Entries with chart source code:
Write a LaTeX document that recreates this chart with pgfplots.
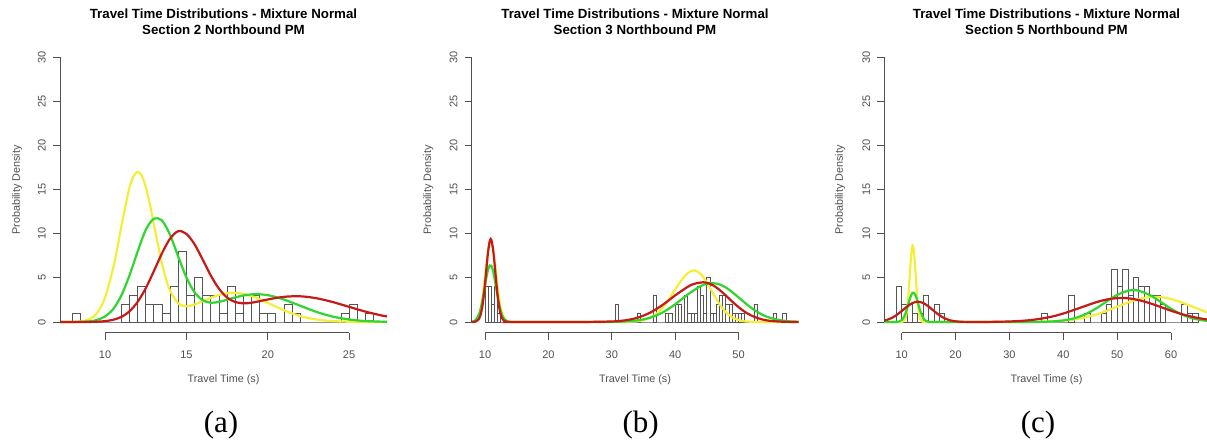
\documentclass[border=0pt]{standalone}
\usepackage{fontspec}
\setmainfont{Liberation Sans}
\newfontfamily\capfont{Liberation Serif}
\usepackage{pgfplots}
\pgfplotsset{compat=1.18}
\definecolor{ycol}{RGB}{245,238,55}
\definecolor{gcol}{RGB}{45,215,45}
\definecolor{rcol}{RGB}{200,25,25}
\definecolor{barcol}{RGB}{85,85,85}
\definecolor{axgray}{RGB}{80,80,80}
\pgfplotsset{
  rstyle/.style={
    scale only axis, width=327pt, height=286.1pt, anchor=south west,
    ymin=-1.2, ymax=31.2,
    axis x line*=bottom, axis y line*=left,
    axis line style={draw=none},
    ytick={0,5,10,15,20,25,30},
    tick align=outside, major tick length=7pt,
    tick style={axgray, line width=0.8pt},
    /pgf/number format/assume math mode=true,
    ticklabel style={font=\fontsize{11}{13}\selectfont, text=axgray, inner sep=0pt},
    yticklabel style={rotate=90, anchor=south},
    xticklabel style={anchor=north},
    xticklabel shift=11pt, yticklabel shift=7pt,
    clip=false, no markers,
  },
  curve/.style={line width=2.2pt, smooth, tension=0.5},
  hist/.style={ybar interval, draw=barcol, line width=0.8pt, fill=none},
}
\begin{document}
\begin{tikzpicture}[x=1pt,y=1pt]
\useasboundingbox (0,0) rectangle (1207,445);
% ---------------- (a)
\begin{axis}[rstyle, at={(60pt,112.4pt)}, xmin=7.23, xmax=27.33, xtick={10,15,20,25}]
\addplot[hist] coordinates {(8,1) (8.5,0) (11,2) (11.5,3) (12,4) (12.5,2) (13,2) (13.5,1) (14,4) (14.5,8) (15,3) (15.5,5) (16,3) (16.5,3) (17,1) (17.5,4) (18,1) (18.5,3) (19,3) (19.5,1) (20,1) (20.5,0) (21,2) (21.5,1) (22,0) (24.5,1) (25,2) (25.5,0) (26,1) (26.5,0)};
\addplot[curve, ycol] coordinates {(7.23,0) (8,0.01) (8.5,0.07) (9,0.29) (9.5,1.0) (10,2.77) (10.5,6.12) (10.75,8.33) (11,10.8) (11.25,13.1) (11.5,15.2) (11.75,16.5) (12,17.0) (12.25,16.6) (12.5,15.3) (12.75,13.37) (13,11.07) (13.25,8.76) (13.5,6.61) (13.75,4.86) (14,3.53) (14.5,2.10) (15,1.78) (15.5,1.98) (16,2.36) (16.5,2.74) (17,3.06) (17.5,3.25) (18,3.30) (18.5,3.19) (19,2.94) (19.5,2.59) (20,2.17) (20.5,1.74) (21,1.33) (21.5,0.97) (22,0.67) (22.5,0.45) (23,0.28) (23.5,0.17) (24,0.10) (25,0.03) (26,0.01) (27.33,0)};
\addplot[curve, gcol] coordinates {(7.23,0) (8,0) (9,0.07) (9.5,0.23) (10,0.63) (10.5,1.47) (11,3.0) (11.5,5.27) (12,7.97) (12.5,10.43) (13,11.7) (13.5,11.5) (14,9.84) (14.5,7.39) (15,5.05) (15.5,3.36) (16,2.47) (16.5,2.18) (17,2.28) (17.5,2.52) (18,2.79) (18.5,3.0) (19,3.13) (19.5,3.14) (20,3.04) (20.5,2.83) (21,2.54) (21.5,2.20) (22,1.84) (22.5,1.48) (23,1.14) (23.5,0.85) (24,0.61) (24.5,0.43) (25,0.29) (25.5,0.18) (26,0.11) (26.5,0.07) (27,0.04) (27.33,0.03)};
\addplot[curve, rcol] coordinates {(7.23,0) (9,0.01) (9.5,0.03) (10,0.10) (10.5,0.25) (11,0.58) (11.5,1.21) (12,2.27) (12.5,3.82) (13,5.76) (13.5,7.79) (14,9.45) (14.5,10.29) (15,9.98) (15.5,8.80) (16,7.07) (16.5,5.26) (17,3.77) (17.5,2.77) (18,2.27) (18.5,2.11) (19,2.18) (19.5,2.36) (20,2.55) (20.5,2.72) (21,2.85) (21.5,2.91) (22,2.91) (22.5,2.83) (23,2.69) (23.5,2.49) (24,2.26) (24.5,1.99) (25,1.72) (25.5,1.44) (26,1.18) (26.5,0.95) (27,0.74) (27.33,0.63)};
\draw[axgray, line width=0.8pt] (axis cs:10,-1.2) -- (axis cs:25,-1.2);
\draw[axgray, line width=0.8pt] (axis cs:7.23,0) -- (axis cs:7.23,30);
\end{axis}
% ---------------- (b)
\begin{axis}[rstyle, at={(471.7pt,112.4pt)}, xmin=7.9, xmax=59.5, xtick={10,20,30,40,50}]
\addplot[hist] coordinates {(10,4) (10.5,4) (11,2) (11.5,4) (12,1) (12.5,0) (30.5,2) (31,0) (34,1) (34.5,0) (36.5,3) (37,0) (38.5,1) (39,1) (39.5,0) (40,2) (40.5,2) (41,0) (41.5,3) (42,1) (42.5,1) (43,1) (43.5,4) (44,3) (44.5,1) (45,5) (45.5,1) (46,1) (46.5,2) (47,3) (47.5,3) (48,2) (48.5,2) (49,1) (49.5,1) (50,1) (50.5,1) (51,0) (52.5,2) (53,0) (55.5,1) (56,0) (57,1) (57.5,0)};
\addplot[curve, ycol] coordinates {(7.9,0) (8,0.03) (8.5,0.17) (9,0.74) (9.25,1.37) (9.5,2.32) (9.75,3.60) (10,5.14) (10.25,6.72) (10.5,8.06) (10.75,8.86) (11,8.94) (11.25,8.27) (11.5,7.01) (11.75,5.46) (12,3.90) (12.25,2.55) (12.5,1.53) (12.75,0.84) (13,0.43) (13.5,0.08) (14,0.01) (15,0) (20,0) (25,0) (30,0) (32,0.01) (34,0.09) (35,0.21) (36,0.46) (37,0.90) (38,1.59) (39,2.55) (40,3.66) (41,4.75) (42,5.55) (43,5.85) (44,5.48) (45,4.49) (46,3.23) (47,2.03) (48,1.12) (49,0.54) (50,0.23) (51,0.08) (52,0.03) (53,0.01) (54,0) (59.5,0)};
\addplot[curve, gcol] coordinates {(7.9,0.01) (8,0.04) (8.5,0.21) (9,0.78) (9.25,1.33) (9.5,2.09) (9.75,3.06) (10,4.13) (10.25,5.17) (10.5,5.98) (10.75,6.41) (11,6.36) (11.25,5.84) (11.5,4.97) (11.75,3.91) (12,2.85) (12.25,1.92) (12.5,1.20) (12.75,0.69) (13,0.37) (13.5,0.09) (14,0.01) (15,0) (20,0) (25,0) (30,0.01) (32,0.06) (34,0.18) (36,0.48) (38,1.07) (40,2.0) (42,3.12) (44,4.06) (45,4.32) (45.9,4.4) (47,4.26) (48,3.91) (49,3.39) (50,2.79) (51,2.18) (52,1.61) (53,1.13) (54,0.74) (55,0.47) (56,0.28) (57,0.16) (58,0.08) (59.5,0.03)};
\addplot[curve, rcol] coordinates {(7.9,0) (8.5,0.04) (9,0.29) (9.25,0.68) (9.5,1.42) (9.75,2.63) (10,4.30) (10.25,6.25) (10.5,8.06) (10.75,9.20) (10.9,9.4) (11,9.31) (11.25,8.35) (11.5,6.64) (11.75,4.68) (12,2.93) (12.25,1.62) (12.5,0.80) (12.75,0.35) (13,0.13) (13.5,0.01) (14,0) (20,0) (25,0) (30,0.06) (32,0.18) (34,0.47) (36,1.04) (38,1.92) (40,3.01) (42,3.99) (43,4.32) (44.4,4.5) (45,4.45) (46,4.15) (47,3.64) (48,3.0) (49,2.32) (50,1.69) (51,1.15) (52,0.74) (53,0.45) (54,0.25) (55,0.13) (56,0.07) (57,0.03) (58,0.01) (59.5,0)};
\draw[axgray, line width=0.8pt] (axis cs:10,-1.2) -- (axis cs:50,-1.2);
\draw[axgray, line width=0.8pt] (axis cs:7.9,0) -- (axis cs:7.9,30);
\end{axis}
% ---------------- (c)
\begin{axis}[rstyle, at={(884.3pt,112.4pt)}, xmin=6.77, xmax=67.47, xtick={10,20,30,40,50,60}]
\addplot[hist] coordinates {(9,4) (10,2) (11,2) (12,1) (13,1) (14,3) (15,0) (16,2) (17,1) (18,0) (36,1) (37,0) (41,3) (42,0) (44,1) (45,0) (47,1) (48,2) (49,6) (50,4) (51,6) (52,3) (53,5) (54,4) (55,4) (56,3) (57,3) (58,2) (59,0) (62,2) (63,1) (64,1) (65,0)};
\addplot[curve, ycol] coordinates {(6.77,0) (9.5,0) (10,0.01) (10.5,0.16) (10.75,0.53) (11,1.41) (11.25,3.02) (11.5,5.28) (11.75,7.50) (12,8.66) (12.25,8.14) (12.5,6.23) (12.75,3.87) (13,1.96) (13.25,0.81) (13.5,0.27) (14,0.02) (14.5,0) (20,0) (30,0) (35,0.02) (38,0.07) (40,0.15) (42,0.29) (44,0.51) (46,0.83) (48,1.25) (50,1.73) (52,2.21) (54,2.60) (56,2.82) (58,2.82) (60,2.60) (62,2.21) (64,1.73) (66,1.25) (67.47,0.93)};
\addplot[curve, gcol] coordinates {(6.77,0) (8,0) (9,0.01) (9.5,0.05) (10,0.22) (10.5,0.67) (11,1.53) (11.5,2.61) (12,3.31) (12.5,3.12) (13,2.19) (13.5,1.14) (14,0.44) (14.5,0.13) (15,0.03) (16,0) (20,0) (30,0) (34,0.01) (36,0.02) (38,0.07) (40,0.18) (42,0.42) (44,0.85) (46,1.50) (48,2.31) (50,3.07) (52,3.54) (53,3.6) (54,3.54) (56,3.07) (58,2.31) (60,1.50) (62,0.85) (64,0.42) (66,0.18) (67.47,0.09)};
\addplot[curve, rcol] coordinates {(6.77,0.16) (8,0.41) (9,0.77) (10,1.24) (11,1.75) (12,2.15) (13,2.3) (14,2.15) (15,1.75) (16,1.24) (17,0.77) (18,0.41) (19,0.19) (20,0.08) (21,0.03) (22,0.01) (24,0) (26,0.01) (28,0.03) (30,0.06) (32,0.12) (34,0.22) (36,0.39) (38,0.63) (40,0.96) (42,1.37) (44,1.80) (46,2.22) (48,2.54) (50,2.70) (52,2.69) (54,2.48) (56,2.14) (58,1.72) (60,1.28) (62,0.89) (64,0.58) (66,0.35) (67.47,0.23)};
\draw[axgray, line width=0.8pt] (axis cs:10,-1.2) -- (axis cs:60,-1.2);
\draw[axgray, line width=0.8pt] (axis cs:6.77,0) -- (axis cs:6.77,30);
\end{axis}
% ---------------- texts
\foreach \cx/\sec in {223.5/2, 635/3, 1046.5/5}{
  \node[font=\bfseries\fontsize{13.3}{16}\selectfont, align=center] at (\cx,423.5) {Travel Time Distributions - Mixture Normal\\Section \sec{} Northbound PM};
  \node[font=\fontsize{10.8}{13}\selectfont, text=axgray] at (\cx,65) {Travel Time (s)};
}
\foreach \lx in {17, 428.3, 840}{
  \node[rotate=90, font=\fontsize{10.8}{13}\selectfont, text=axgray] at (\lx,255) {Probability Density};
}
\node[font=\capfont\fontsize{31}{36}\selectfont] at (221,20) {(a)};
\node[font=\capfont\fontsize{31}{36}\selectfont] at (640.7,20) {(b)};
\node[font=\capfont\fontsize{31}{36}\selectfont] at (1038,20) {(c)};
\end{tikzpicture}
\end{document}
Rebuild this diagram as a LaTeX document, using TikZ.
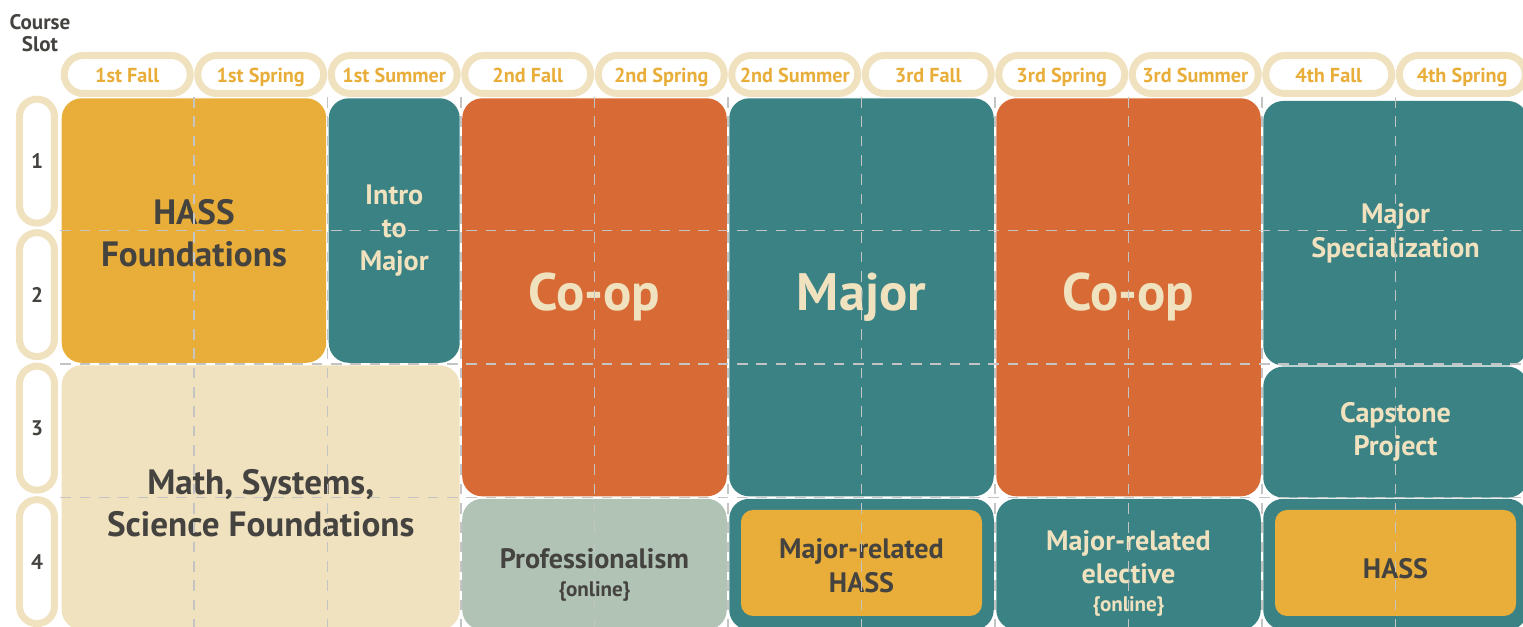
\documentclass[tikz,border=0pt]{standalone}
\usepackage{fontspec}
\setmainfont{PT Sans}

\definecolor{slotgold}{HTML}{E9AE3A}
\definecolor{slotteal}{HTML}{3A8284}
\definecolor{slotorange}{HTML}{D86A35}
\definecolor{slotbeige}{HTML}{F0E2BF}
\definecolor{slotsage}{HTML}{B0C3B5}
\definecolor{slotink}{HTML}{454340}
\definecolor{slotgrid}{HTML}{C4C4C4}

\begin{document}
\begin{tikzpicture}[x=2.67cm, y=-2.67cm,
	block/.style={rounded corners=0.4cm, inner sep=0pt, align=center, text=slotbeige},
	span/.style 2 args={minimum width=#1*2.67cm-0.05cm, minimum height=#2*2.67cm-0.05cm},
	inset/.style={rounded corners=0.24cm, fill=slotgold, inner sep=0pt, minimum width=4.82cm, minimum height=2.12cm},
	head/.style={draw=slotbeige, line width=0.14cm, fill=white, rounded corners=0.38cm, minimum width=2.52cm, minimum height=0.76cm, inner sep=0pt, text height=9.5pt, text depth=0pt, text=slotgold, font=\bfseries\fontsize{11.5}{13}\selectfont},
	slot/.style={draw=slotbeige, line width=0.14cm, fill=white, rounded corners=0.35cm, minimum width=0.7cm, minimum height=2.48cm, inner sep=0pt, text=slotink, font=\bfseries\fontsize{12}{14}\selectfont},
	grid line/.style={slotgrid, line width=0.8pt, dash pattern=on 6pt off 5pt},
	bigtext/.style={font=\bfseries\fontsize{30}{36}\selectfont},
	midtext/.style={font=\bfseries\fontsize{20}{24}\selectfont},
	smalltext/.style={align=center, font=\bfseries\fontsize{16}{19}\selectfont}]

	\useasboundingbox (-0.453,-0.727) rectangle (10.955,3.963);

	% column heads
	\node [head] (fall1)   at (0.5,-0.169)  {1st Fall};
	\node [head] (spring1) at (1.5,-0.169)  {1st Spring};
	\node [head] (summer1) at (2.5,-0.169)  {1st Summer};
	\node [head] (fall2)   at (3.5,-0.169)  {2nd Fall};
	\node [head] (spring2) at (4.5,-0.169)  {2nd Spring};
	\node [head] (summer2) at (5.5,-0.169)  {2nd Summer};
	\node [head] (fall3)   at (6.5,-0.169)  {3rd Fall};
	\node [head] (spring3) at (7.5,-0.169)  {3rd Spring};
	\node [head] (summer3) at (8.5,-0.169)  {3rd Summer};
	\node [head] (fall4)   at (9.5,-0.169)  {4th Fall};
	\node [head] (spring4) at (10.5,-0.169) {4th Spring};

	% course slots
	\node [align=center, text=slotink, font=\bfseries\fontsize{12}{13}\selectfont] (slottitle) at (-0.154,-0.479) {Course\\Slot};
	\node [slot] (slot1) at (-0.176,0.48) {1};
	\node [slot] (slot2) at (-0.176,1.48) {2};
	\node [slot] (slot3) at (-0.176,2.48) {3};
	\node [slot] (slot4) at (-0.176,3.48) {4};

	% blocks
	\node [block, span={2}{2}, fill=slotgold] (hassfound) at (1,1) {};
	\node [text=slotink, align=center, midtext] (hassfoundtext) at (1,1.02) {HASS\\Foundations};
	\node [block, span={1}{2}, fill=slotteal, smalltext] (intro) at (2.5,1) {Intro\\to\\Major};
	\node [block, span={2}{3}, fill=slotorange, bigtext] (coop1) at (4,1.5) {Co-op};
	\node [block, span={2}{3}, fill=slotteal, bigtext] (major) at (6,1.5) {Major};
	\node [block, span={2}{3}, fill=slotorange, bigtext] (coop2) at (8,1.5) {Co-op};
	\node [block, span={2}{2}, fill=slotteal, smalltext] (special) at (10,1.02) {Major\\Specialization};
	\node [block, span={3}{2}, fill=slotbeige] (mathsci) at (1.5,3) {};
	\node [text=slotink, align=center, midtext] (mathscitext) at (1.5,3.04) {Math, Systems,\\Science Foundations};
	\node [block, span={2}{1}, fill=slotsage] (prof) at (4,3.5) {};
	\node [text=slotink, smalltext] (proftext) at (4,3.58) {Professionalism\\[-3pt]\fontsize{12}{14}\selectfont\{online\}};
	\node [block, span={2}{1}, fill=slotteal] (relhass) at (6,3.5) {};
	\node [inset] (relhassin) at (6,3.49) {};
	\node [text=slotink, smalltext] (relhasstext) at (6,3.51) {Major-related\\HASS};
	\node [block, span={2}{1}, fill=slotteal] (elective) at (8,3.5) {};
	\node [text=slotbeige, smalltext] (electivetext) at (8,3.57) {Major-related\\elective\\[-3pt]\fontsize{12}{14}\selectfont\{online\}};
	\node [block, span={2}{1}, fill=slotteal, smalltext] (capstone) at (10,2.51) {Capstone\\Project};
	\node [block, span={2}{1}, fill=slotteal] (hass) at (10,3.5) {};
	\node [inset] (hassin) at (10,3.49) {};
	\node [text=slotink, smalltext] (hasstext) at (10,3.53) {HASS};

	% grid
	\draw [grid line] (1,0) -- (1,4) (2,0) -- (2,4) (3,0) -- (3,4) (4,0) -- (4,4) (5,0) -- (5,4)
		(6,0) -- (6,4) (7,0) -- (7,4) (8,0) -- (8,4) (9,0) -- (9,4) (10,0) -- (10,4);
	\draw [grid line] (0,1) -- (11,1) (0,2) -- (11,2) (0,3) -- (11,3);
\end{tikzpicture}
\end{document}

> **TASK TO CARRY OUT**:
Pick out every line holding the string "this" and return it.

> **CORRECT RESULT**:
Write a LaTeX document that recreates this chart with pgfplots.
Rebuild this diagram as a LaTeX document, using TikZ.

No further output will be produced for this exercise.